Barros afirma que a ampliação do benefício para mais de 50 segmentos mostra que falta uma avaliação sobre o impacto das desonerações em cada ramo. Em 2012, a desoneração da folha focava em setores que sofriam maior competição internacional e cujo custo da mão de obra afetava a competitividade, mas, ao longo do tempo, esse objetivo se perdeu. “Saímos da competitividade e fomos para outro ponto, que é garantir o nível de emprego. É preciso que o governo avalie qual o custo-benefício de continuar renovando esse subsídio para essa quantidade de setores.”

Ao mesmo tempo, destaca Barros, as fontes de receitas não recorrentes estão minguando, em função principalmente da redução de pagamentos de dividendos das estatais Petrobras e Eletrobras à União. Esse movimento tem sido compensado nos últimos anos por meio dos bancos públicos, mas o pesquisador pondera que a Caixa Econômica Federal e o Banco Nacional de Desenvolvimento Econômico e Social (BNDES) estão sujeitos a regras prudenciais, que restringem o pagamento continuado de remessas elevadas ao Tesouro Nacional.

Assim, sem uma revisão na composição do crescimento das despesas e da política de estímulos tributários, o pesquisador avalia que será bastante complicado o governo recompor sua capacidade de garantir resultados fiscais mais robustos no médio prazo. Segundo Barros, a sinalização da trajetória das contas públicas para além de 2014 é tão ou mais importante para recuperar a credibilidade da política fiscal do que o anúncio da meta de superávit para este ano, a ser feito nesta semana.
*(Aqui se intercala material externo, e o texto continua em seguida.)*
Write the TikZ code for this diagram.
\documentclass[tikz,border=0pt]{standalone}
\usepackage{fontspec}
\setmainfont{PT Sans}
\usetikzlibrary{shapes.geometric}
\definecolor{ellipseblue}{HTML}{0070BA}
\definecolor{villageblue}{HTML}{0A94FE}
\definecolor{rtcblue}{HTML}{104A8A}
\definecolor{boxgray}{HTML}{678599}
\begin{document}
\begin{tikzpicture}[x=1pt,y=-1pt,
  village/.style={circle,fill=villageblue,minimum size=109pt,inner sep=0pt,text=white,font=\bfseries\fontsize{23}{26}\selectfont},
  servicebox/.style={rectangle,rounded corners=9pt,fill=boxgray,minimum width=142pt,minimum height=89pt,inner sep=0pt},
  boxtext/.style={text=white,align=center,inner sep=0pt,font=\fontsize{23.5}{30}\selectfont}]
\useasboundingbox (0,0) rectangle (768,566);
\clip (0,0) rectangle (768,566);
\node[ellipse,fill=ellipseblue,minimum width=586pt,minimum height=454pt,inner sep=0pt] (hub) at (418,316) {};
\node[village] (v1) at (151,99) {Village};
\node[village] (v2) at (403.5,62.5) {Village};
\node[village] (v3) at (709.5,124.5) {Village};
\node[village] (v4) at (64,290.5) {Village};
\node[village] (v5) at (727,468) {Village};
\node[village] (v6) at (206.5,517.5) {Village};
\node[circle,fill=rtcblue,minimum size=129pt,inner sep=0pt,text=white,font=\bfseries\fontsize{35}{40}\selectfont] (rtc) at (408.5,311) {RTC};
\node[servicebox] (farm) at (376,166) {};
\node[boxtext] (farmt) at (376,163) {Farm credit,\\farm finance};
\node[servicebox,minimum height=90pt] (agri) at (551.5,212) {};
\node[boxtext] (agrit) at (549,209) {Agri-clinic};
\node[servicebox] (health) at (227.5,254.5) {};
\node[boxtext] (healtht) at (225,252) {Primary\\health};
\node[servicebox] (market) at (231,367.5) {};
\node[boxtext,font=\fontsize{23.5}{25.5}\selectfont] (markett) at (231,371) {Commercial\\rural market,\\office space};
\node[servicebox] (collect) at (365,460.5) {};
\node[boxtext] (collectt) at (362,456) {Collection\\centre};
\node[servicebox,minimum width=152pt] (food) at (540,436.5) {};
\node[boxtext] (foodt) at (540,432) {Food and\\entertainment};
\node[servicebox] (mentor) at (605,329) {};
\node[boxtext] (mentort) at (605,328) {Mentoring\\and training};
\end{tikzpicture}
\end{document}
Para diminuir a pressão sobre o superávit primário também nos próximos anos, o especialista sugere que o governo reavalie, além da questão do salário mínimo, das pensões do INSS e dos cortes “diretos” de impostos, o que ele chama de “subsídios indiretos” – quando, por exemplo, o Tesouro Nacional faz empréstimos ao BNDES. “Isso é um gasto indireto que tem um custo fiscal, porque o Tesouro se endivida pela taxa Selic e recebe do BNDES com a correção da TJLP [Taxa de Juros de Longo Prazo]”, explica Barros.